The habitat work continued, led by Tribes, building on itself. California set up a food security regime, creating an agricultural zone on three million acres of its best soils and most robust water sources, growing food for direct human consumption. CA would ensure this land would get water in the driest years. Other previous ag land was transitioned to sequestering carbon or solar power.
It was about year 6 that people started to notice that things had stopped getting worse every year. They had heatwaves, but everyone could get to cold water to cool off and mostly everyone had air conditioning powered by solar. In year 6, instead of losing an additional town to fire every year, CA lost no towns to fire. The fuels management, grazing and intentional burns, and the new building codes were starting to catch up. By good luck (and good choices when the project was selected) when the flood came, it was held within the new setback levees, where it sat, recharging groundwater for six months into the summer. (The mosquitos were horrendous, but it was better than being washed away.)
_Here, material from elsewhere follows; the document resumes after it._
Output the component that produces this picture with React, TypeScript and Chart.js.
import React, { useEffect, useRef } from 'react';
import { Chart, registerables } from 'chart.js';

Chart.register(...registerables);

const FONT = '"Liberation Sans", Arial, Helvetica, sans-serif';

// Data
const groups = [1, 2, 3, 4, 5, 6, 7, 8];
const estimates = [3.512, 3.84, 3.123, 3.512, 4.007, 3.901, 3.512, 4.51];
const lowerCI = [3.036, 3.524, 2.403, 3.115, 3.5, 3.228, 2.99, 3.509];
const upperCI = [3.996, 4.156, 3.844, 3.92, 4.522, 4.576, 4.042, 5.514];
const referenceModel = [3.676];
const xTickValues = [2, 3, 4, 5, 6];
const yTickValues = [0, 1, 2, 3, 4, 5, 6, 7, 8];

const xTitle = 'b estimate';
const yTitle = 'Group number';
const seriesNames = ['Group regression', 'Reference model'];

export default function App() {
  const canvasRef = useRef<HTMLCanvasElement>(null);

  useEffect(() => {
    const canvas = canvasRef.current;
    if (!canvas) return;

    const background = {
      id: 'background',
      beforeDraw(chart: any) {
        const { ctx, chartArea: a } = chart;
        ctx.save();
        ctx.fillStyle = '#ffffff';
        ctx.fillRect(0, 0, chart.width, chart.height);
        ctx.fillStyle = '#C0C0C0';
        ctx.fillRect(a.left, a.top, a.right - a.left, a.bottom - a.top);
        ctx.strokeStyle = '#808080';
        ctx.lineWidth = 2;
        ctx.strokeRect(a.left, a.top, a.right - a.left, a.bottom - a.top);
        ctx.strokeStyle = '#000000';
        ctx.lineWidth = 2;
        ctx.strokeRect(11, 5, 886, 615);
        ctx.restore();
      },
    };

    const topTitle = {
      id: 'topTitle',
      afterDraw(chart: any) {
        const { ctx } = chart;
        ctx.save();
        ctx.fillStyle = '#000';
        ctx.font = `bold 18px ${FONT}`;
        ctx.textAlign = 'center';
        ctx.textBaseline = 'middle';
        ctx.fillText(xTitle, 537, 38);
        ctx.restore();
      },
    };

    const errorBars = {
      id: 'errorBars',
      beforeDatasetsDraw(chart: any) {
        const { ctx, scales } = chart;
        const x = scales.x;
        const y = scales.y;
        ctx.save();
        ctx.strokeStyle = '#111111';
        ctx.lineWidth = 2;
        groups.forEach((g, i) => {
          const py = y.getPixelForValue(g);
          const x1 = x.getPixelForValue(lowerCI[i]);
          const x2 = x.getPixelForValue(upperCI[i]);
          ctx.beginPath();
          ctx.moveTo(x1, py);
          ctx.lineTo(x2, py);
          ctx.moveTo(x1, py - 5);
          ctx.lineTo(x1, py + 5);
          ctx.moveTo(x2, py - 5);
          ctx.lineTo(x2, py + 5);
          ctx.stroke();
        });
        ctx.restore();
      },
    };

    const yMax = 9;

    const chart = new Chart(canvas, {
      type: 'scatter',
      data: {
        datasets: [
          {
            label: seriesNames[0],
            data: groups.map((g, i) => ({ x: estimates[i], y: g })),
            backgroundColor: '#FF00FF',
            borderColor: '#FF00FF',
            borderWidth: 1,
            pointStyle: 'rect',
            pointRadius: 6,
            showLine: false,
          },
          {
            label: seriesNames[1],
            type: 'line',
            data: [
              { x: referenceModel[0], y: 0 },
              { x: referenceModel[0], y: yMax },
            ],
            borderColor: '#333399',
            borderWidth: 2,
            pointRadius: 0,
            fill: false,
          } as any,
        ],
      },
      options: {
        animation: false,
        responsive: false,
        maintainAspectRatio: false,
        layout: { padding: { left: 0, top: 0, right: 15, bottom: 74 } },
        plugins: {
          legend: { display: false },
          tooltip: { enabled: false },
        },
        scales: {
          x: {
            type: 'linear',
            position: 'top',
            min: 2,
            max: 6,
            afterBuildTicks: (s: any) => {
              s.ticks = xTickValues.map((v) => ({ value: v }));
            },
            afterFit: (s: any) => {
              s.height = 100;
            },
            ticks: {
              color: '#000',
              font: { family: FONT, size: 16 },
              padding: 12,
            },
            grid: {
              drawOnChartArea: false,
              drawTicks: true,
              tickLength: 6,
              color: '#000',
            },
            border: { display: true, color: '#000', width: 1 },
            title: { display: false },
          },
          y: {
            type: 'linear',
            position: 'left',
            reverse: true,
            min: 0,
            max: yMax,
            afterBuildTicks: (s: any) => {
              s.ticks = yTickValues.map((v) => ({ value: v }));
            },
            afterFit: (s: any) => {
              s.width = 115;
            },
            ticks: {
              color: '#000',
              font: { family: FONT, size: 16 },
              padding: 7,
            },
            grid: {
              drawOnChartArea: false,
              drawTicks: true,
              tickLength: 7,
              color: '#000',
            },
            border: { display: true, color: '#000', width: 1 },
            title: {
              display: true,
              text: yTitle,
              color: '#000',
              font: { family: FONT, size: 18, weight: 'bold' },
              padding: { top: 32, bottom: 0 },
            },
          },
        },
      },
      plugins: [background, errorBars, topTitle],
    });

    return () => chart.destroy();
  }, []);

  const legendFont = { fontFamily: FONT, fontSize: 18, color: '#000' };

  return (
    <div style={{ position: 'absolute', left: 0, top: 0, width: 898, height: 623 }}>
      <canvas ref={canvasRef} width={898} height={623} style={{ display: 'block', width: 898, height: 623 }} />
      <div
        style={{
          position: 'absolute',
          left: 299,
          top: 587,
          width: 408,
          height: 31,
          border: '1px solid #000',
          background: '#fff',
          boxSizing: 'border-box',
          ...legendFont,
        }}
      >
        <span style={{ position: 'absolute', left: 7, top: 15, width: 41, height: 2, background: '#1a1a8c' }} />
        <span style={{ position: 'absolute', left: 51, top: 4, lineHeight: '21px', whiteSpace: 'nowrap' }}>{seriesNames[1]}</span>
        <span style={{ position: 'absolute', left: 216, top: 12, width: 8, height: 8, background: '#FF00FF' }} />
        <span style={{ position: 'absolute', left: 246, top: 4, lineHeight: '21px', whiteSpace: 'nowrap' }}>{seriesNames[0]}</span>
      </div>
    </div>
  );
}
The carbon sequestration/habitat restoration projects were really starting to settle in and complexify. People began to accept that they were the work of many lifetimes, and each of the new UCs had departments dedicated to the study of local restoration. Even these newly restored habitats were doing their jobs; seagrasses were reversing beach erosion and softening waves. Soils were re-gaining their organic content and holding more water; rivers were finding their old meanders and re-connecting to groundwater. The State proudly displayed their ticker of Total Carbon Sequestered on all of their websites.
The unceasing urban building boom in the most robust areas was finally catching up to demand. Housing was affordable, if smaller than before, and there were vacancies for incoming climate refugees. All urban power had been renewable for a couple years. The newly dense cities were also growing niche enterprises and becoming intricate. The trees planted ten years ago were starting to give useful shade. Micro-sequestration was the gardening fad. The State kept its promise and turned all five campuses into U.C.’s; tuition was free to all who had helped build them.
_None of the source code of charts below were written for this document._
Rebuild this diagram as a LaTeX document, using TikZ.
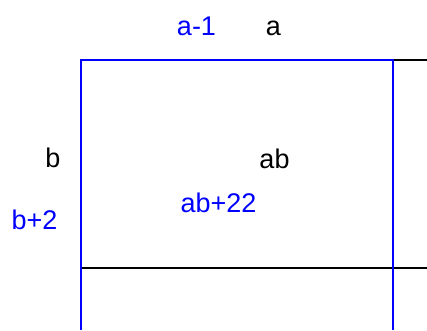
\documentclass[tikz,border=0pt]{standalone}
\usepackage{fontspec}
\setmainfont{Liberation Sans}
\definecolor{pblue}{RGB}{0,0,255}
\begin{document}
\begin{tikzpicture}[x=1pt,y=-1pt,
  lbl/.style={anchor=base,inner sep=0pt,font=\fontsize{27}{32}\selectfont},
  bl/.style={lbl,text=pblue},
  bk/.style={lbl,text=black},
  bline/.style={draw=pblue,line width=1.6pt},
  kline/.style={draw=black,line width=1.6pt}]
\useasboundingbox (0,0) rectangle (427,330);
\coordinate (tl) at (81,60);
\coordinate (tr) at (393,60);
\coordinate (bl0) at (81,330);
\coordinate (br0) at (393,330);
\coordinate (re) at (427,60);
\coordinate (ml) at (81,268);
\coordinate (mr) at (427,268);
\draw[kline] (tr) -- (re);
\draw[kline] (ml) -- (mr);
\draw[bline] (bl0) -- (tl) -- (tr) -- (br0);
\node[bl] (am1) at (196.5,35) {a-1};
\node[bk] (a) at (273.5,35) {a};
\node[bk] (b) at (53,167) {b};
\node[bk] (ab) at (274.5,168) {ab};
\node[bl] (ab22) at (218.5,212) {ab+22};
\node[bl] (bp2) at (34.5,229) {b+2};
\end{tikzpicture}
\end{document}
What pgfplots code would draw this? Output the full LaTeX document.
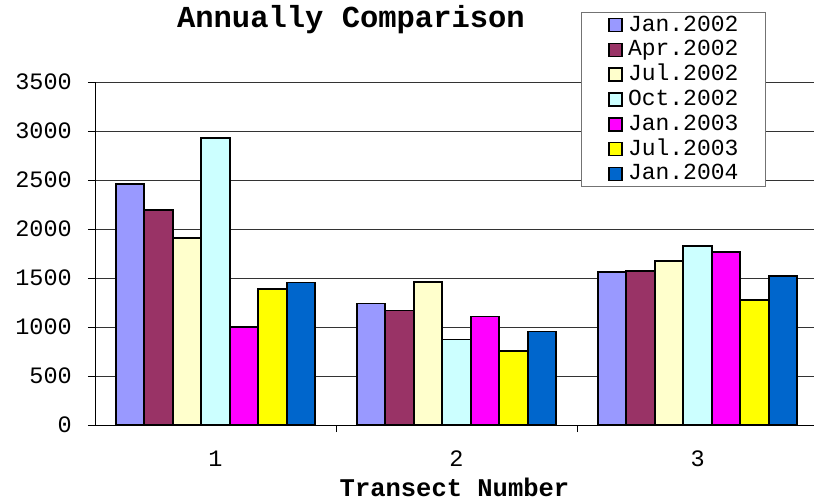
\documentclass[border=0pt]{standalone}
\usepackage{fontspec}
\setmainfont{Liberation Mono}
\usepackage{pgfplots}
\pgfplotsset{compat=1.18}
\definecolor{cA}{HTML}{9999FF}
\definecolor{cB}{HTML}{993366}
\definecolor{cC}{HTML}{FFFFCC}
\definecolor{cD}{HTML}{CCFFFF}
\definecolor{cE}{HTML}{FF00FF}
\definecolor{cF}{HTML}{FFFF00}
\definecolor{cG}{HTML}{0066CC}
\begin{document}
\begin{tikzpicture}
\useasboundingbox (-95bp,-76bp) rectangle (719bp,425bp);
\begin{axis}[
  at={(0,0)}, anchor=south west,
  scale only axis, width=719bp, height=343bp,
  xmin=0.5, xmax=3.483, ymin=0, ymax=3500,
  ybar=0pt, bar width=0.1183,
  axis x line*=bottom, axis y line*=left,
  axis line style={black, line width=0.9bp},
  ytick={0,500,...,3500},
  ymajorgrids, major grid style={black!80, line width=0.8bp},
  tick align=outside, major tick length=7bp,
  tick style={black, line width=0.8bp},
  xtick={1.5,2.5}, xticklabels={},
  extra x ticks={1,2,3}, extra x tick labels={1,2,3},
  extra x tick style={major tick length=0pt, grid=none},
  /pgf/number format/assume math mode=true,
  /pgf/number format/1000 sep={},
  ticklabel style={font=\fontsize{23.5bp}{28bp}\selectfont},
  yticklabel style={anchor=east, inner sep=0pt, xshift=-16bp},
  xticklabel style={anchor=north, inner sep=0pt, yshift=-26bp},
  title={Annually Comparison},
  title style={at={(axis description cs:0.356,1.14)}, anchor=base, inner sep=0pt,
    font=\bfseries\fontsize{30.5bp}{36bp}\selectfont},
  xlabel={Transect Number},
  xlabel style={at={(axis description cs:0.5,-0.207)}, anchor=base, inner sep=0pt,
    font=\bfseries\fontsize{25.5bp}{30bp}\selectfont},
  legend style={at={(axis description cs:0.676,1.204)}, anchor=north west,
    draw=black!55, line width=0.8bp, fill=white,
    inner xsep=27bp, inner ysep=1.6bp, row sep=2.8bp, column sep=5bp,
    font=\fontsize{23bp}{27bp}\selectfont,
    nodes={inner sep=0pt, text height=17bp, text depth=5bp}},
  legend cell align=left,
  every axis plot post/.append style={
    legend image code/.code={\draw[##1, line width=1.6bp] (0bp,-6.5bp) rectangle (13bp,6.5bp);}},
]
\addplot[fill=cA, draw=black, line width=1.8bp] coordinates {(1,2463) (2,1239) (3,1561)};
\addplot[fill=cB, draw=black, line width=1.8bp] coordinates {(1,2191) (2,1168) (3,1575)};
\addplot[fill=cC, draw=black, line width=1.8bp] coordinates {(1,1909) (2,1456) (3,1676)};
\addplot[fill=cD, draw=black, line width=1.8bp] coordinates {(1,2929) (2,872) (3,1826)};
\addplot[fill=cE, draw=black, line width=1.8bp] coordinates {(1,1002) (2,1107) (3,1768)};
\addplot[fill=cF, draw=black, line width=1.8bp] coordinates {(1,1386) (2,754) (3,1273)};
\addplot[fill=cG, draw=black, line width=1.8bp] coordinates {(1,1454) (2,954) (3,1524)};
\legend{Jan.2002,Apr.2002,Jul.2002,Oct.2002,Jan.2003,Jul.2003,Jan.2004}
\end{axis}
\end{tikzpicture}
\end{document}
The upfront costs had been staggering, but by the end of the decade, they looked like a good investment. The news was no longer a weekly bludgeon of natural disasters. In fact, there was a steady stream of stories about species saved from the brink of extinction. Californians didn’t cough through smoke for two months in the Fall; the costs of fire management had leveled off. The Big Flood hadn’t incurred any response expenses; it had become an asset. The states who hadn’t prepared were now desperately asking for federal emergency money, but that had been long overwhelmed.
Mostly, people were used to it. The Olds resented how expensive meat and wine had gotten and missed their cars. But some found the low-carbon lifestyle familiar. It reminded them of a time with less stuff but better neighborhood life. The Youngs were used to living in dense cities; happy they could own their own place. Their kids ran free in carless streets. A huge portion of their cohort had been part of the restoration projects and were forever attached to the trees, grasses and sea marshes they had planted. The worldwide need was still desperate, but California had shown people what could be done with a population willing to fight the emergency on every front.
UPDATE: This is bad form for a blog, but I am still tinkering with the post. If you think you notice small changes, you are likely right.